AVAILABLE RECORDS:
★ ★ ★ ★

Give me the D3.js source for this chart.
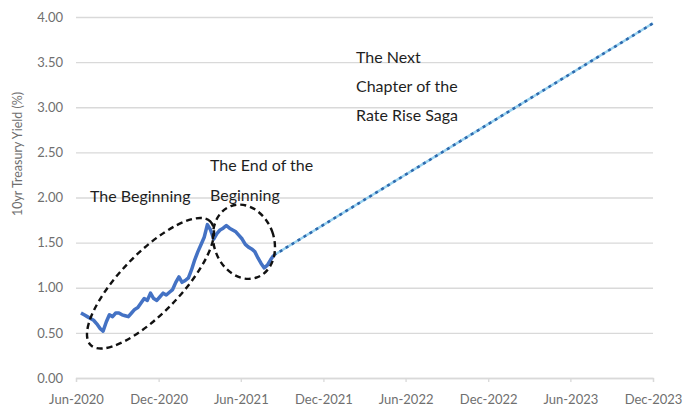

★ ★ ★ ★

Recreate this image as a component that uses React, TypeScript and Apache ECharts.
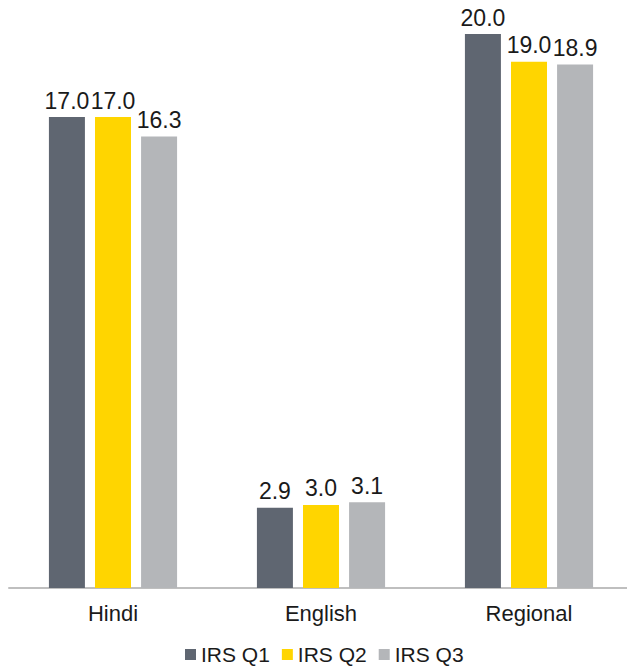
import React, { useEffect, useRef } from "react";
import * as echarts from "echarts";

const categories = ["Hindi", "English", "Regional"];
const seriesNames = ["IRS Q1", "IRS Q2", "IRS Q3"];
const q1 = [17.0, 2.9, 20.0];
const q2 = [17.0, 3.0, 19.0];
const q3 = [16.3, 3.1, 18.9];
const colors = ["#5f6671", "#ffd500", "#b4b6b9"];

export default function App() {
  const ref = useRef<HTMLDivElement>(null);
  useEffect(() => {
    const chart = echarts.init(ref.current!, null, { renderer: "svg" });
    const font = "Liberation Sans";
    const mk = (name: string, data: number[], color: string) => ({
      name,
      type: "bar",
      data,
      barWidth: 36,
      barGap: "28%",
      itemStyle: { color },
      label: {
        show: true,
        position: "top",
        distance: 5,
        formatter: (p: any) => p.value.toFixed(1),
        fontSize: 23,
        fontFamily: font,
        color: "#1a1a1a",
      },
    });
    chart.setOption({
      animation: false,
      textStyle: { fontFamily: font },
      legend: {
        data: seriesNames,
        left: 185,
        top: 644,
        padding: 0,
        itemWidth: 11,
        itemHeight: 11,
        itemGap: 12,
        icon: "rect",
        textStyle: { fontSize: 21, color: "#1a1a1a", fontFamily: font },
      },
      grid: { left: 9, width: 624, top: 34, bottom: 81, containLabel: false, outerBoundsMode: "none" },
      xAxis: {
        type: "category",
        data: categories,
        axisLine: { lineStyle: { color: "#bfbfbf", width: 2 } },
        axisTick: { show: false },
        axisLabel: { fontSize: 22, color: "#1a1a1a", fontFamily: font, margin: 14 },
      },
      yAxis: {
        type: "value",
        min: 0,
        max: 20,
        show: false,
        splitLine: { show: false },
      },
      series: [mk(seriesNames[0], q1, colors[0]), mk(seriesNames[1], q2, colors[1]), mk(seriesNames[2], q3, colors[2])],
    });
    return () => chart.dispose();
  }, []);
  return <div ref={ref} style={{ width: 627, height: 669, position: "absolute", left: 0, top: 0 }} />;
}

★ ★ ★ ★

TASK BRIEF:
Select and copy every line of the listing with the word "React".

FULL RESPONSE:
Recreate this image as a component that uses React, TypeScript and Apache ECharts.
import React, { useEffect, useRef } from "react";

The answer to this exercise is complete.